Adrift in a sea of sameness

There’s somebody who looks just like you, working for each of your competitors.

They’re doing the same keyword research. Spotting the same low-hanging fruit. Following the same influencers. Reading the same blogs. Building the same slides. Ticking the same SEO checklists. Fighting for the same technical fixes. Arguing with the same developers. Making the same business case, in the same way, to the same stakeholders.

Your product is just like theirs. Same problem, same solution. Same positioning, same pricing, same promise. Swap the logos on your homepages, and nobody would notice.

Your website is like a clone of your competitors. Same structure. Same language. Same design patterns. Same stock photos. Same author bios. Same thin “values”. Same thinking. Same mistakes.

And when someone in your team finally suggests doing something different – something bold, something opinionated, something genuinely useful or original – someone in your leadership will inevitably say, “but competitor X doesn’t do that”. And so the spiral begins.

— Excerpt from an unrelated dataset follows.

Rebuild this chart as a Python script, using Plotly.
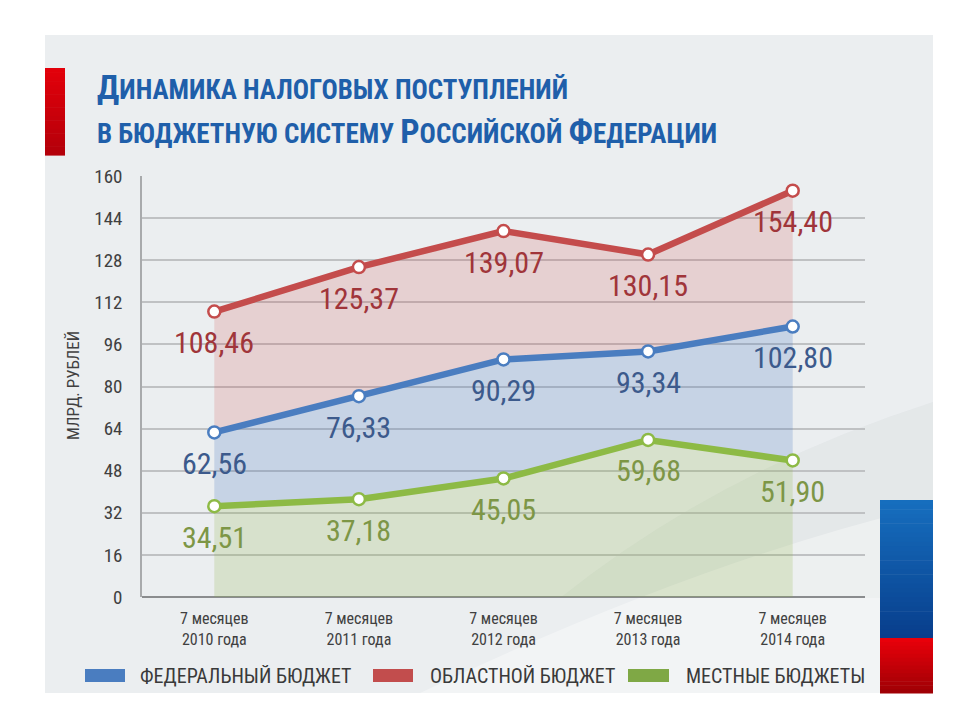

We don’t do it because they don’t do it. They don’t do it because we don’t do it. Everybody looks to everybody else for permission to be interesting. Nobody acts. Nobody leads. Nobody dares. Just a whole ecosystem of well-meaning people in nice offices running perfectly average businesses, trying not to get fired.

We call it market alignment. Brand protection. Consistency. But really, it’s just fear. Fear of being first. Fear of attention. Fear of being wrong. So we compromise. We polish. We go back to safe. Safe headlines. Safe CTAs. Safe content.

And now the kicker. This whole mess is exactly what AI is trained on.

When the web is beige, the machine learns to serve beige. Every echoed article trains the model to repeat the average. When sameness becomes a survival strategy, we don’t just lose market differentiation. We become fuel for our own redundancy.

If your content looks just like everything else, there’s no reason for a human to choose it, or for a machine to prioritise it. It might as well have been written by an AI, summarised by an AI, and quietly discarded by an AI.

This is your competition now. Not just the business next door with the same three pricing tiers and the same integration with HubSpot, but the agent reading both your sites and deciding which one their user never needs to visit again.

So, where are you unique? Or what could you do uniquely? Because everything else – your content, your tech stack, your keywords, your KPIs, your pages – that’s just table stakes.

And if you’re serious about showing up in search, that means asking harder questions. Not just “what keywords do we want to rank for?” but “what do we believe that nobody else does?”, “what are we brave enough to say?”, and “where can we be the answer, not just an option?”.

That’s not about chasing volume or clustering content by topic. It’s about clarity. Depth. Quality. It’s about knowing your market better than anyone else. Saying what others won’t. Building what others don’t. And tracking your impact like it matters.

The tools are here. The data is here. But what you do with them – that’s where you stop being average.